Simon Emeny talked about a number of free of tie leases in their managed estates – pubs which they rent from ‘faceless’ landlords and including three leases which have become commercially unviable since the recession. They have tried speaking to the landlord; they wanted help. However, there was no response, so sadly the pubs are now boarded up and 75 jobs were lost. There was simply no incentive for the landlord to help. The tied model he said gives the landlord (whether a pub company or family brewer) every incentive to help the tenant; the free of tie has no oversight, no support and will eventually lead to more closures like the three tied pubs that they have been forced to board up.

Fullers will create 300 new jobs this year, helped hugely by the cut in beer duty, but Simon Emeny hates to think how many jobs will be lost if companies like theirs stop supporting tenants with the tie. He ended with the statistics that Fullers had, in the last 10 years, sold 26 tenanted pubs as pubs; all went free of tie; only 7 are still trading.

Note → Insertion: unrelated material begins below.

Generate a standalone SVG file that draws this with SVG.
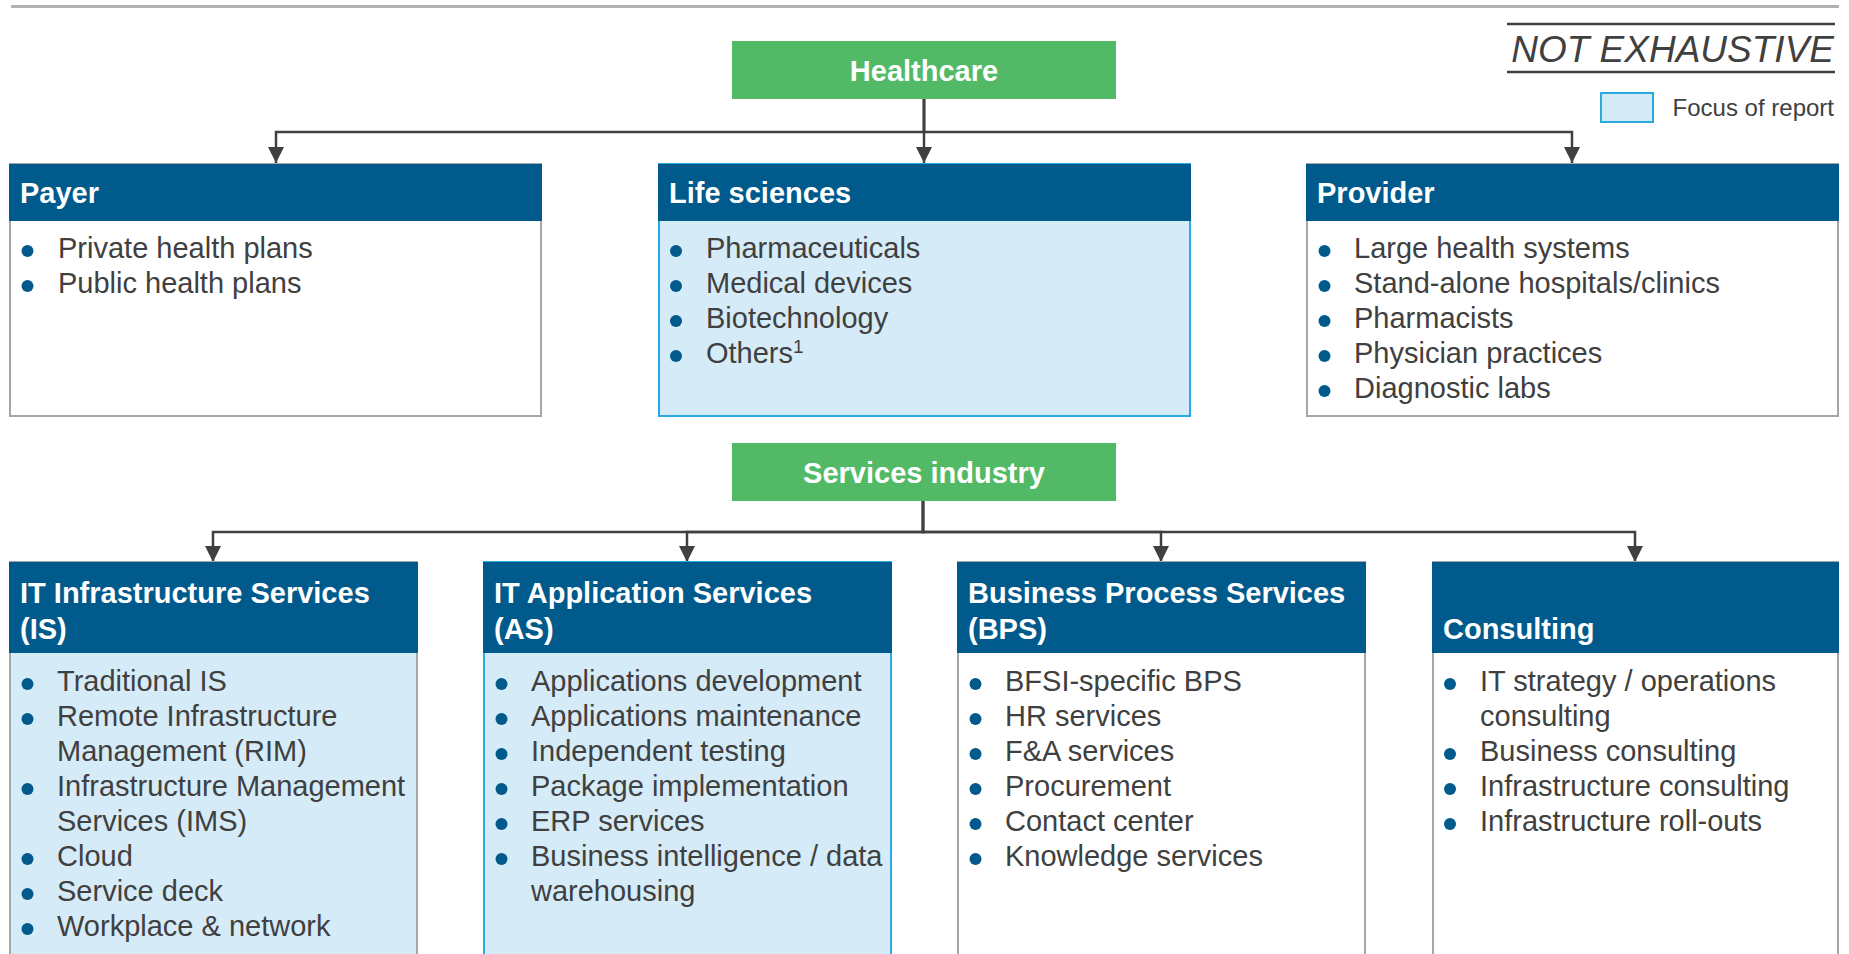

As one would expect Greg Mulholland took issue with much of what was said and tried to drive a wedge between family brewers and pub companies, but all were united in watching the film of ‘It’s Better Down the Pub’; and with an excellent tutored beer tasting by Fuller’s respected Head Brewer, John Keeling, and wonderful, imaginative, pub food it was a very successful evening which showed the beer and pub sector at its best.